RFI : Et Nicolas Sarkozy disait «Nous aurions souhaité qu'elle se déploie avant. Et si tous les pays avaient fait preuve du même allant que la France, elle aurait été déployée». Est-ce que c'est un reproche ?

H.M : Honnêtement pour moi qui suis Européen convaincu, ça fait toujours un peu de peine de constater qu'il faille plus de quatre mois pour arriver à réunir trois mille ou trois mille cinq cents hommes avec les moyens nécessaires pour permettre à l'Europe de remplir un mandat qui lui a été donné par l'ONU, et que nous avons réclamé, nous la France au titre de l'Europe.

RFI : Mais est-ce que ce n'est pas justement parce que les alliés de la France ont le sentiment que cette force pouvait être un soutien trop direct à Idriss Déby ?

H.M : Oui, c'est toujours ce qu'on a dit, mais à côté de ça, vous aurez constaté que depuis trois ans ou quatre ans, l'ensemble de la communauté internationale, des intellectuels, réclamaient, revendiquaient une intervention internationale au Darfour.
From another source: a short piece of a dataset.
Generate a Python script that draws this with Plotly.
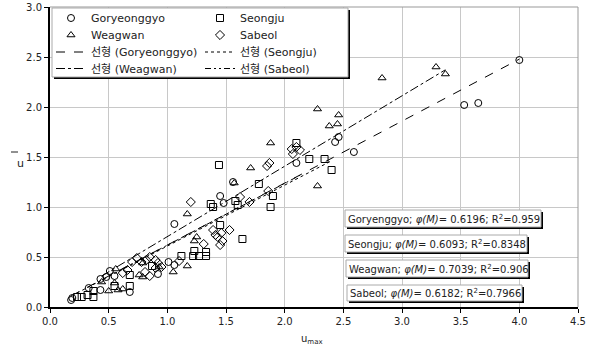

C'est la France qui a porté cette résolution, ces deux résolutions au sein des Nations unies. L'une pour la partie soudanaise, l'autre pour la partie tchadienne et centrafricaine. C'est la même zone. Ce qu'on a fait, je pense, nous l'avons bien fait. A côté de ça, il y a des éléments positifs qu'il ne faut pas du tout négliger. On voit arriver dans le cadre de ce déploiement des forces européennes qui n'ont pas l'habitude d'intervenir en Afrique. Je pense aux Irlandais, je pense aux Polonais, je pense aux Autrichiens, je pense aux Suédois, je pense à tous les pays nouveaux entrants au sein de l'Union européenne qui sont arrivés, qui participent avec enthousiasme. Et donc, il y a à la fois un nouvel élan qui n'est pas l'élan traditionnel qu'on connaissait. C'est vrai qu'on aurait aimé une présence plus importante, nos amis allemands, britanniques. Ca, ce n'est pas la peine de se le cacher.

RFI : Revenons un instant sur la situation militaire. Si on vous a bien compris, la perspective d'une nouvelle offensive des rebelles aujourd'hui est faible ?

H.M : Non, les rebelles ont encore des moyens militaires. Donc, la situation reste incertaine. La victoire d'Idriss Déby n'est pas définitivement scellée. Vous me demandiez si on voyait des colonnes supplémentaires arriver ? Je disais qu'on ne les voyait pas. Ce n'est pas tout à fait pareil.

RFI : Et puis, plusieurs dirigeants de partis politiques, d'opposition, ont été arrêtés ces derniers jours à Ndjamena. Est-ce que la France compte demander des explications au pouvoir légitime, c'est la terminologie officielle, au pouvoir légitime qu'elle soutient ?

H.M : Laissez-nous le temps déjà de terminer l'évacuation de nos ressortissants, la protection des ressortissants étrangers. Laissez-nous vingt-quatre heures ou quarante huit heures avant que nous n'abordions ces questions.

RFI : Et elles seront abordées ?

H.M : On va voir. Vous savez moi, je me méfie des rumeurs. J'en ai beaucoup entendues pendant trois jours. Etant un peu plus informé que les autres, j'ai souvent constaté qu'il y avait toujours une série de rumeurs qui ne correspondaient pas à grand chose. Donc, laissez-nous le temps d'observer les choses tranquillement avant que nous puissions répondre à vos questions.